New Orleans Saints running back Ty Montgomery, right, is tackled by Carolina Panthers cornerback Donte Jackson during the second half of an NFL football game Sunday, Jan. 3, 2021, in Charlotte, N.C. (AP Photo/Brian Blanco)

It’s no secret the Patriots prize versatility.

Their latest free-agent addition might already be the most versatile player on the team.

But does that mean former Saints wide receiver/running back Ty Montgomery will make a significant impact next season? Not necessarily.

Despite his unique role, Montgomery hasn’t topped 200 scrimmage yards since 2018. And it hasn’t been for a lack of health. Montgomery played every regular-season game for the Jets in 2019 and 14 last year in New Orleans.

Last season, he rushed for 44 yards on 15 carries and caught 16 passes for 95 yards without scoring a touchdown. Montgomery couldn’t carve out a consistent role on a Saints offense starved for skill-position talent. After seven years, his days as a reliable offensive weapon are likely over.

He isn’t jumping Kendrick Bourne, Jakobi Meyers and Nelson Agholor as a receiver, or Damien Harris and Rhamondre Stevenson in the backfield. But there’s always special teams.


Montgomery played almost half New Orleans’ special teams snaps last season, and has taken 40 percent or more of those snaps for his team each of the last three years. His special teams involvement has had an inverse relationship with his offensive production, meaning teams have found a way to increasingly involve Montgomery in the kicking game while his athleticism declines.

Originally, special teams involvement for Montgomery meant returning. After the Packers drafted him in the third round of the 2015 draft, he took kickoffs back over four-plus seasons in Green Bay and averaged more than 20 yards per return, but never scored a touchdown. Then he made 18 returns for the Jets in 2019. Since then, Montgomery has fielded just four kicks, and covered dozens more.

Covering kicks and punts is his most likely role in New England, where he’s not a lock to make the Week 1 roster based on his reported contract. That makes him a sensible replacement for a player like Brandon Bolden, who just left for Las Vegas and was a core special teamer with a limited offensive role.
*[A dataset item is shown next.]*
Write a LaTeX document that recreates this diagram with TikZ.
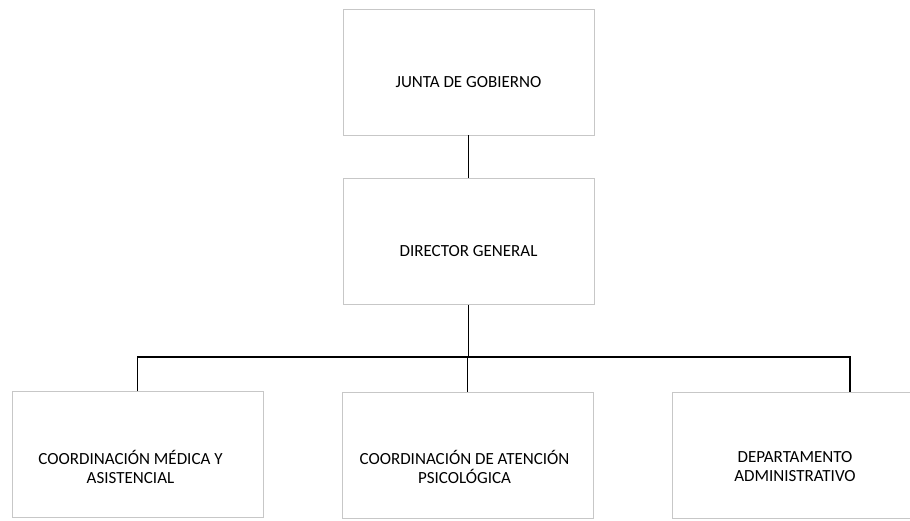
\documentclass[tikz,border=0pt]{standalone}
\usepackage{fontspec}
\setmainfont{Carlito}
\usetikzlibrary{calc}

\begin{document}
\begin{tikzpicture}[x=0.5pt, y=-0.5pt,
    orgbox/.style={draw=black!22, line width=0.4pt, rectangle, minimum width=125.5pt, minimum height=63pt, inner sep=0pt},
    orgtext/.style={align=center, font=\fontsize{8.5}{9.5}\selectfont},
    link/.style={draw=black, line width=0.8pt}]

%%Paramaters
%% bus position, can be modified
\def\busPos{ 357 }

\clip (0,0) rectangle (910,520);
\useasboundingbox (0,0) rectangle (910,520);

    %% upper levels
    \node[orgbox] (junta) at (468.5, 72) {};
    \node[orgtext] (juntatxt) at ($(junta.center) + (0, 10)$) {JUNTA DE GOBIERNO};

    \node[orgbox] (director) at (468.5, 241.5) {};
    \node[orgtext] (directortxt) at ($(director.center) + (0, 10)$) {DIRECTOR GENERAL};

    \draw[link] (junta.south) -- (director.north);

    %% lower level
    \node[orgbox] (medica) at (137.5, 454.5) {};
    \node[orgtext] (medicatxt) at ($(medica.center) + (-7, 12)$) {COORDINACIÓN MÉDICA Y\\ASISTENCIAL};

    \node[orgbox] (psico) at (467.5, 455) {};
    \node[orgtext] (psicotxt) at ($(psico.center) + (-3, 12)$) {COORDINACIÓN DE ATENCIÓN\\PSICOLÓGICA};

    \node[orgbox, minimum width=123pt] (admin) at (795, 455) {};
    \node[orgtext] (admintxt) at ($(admin.center) + (0, 12)$) {DEPARTAMENTO\\ADMINISTRATIVO};

    %% bus
    \coordinate (busL) at (137, \busPos);
    \coordinate (busR) at (850, \busPos);

        \draw[link] (director.south) -- (director.south |- busL);
        \draw[link] (medica.north) -- (medica.north |- busL) -- (busR) -- (busR |- admin.north);
        \draw[link] (psico.north) -- (psico.north |- busL);

\end{tikzpicture}
\end{document}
If Montgomery was a year or two or four younger, perhaps he could fill a role like Cordarrelle Patterson did in 2018, rushing, receiving and returning for the Patriots. But Patterson’s only season in New England was simultaneously the last time the NFL saw them as similar offensive players.

At least Bill Belichick likes him.

Speaking about the Saints last September, Belichick said: “I would say also that Sean (Payton) has a number of players on his team that do multiple things. A guy like Montgomery who has been a kick returner or a receiver or running back. He’s a good blocker. He can do a lot of different things.”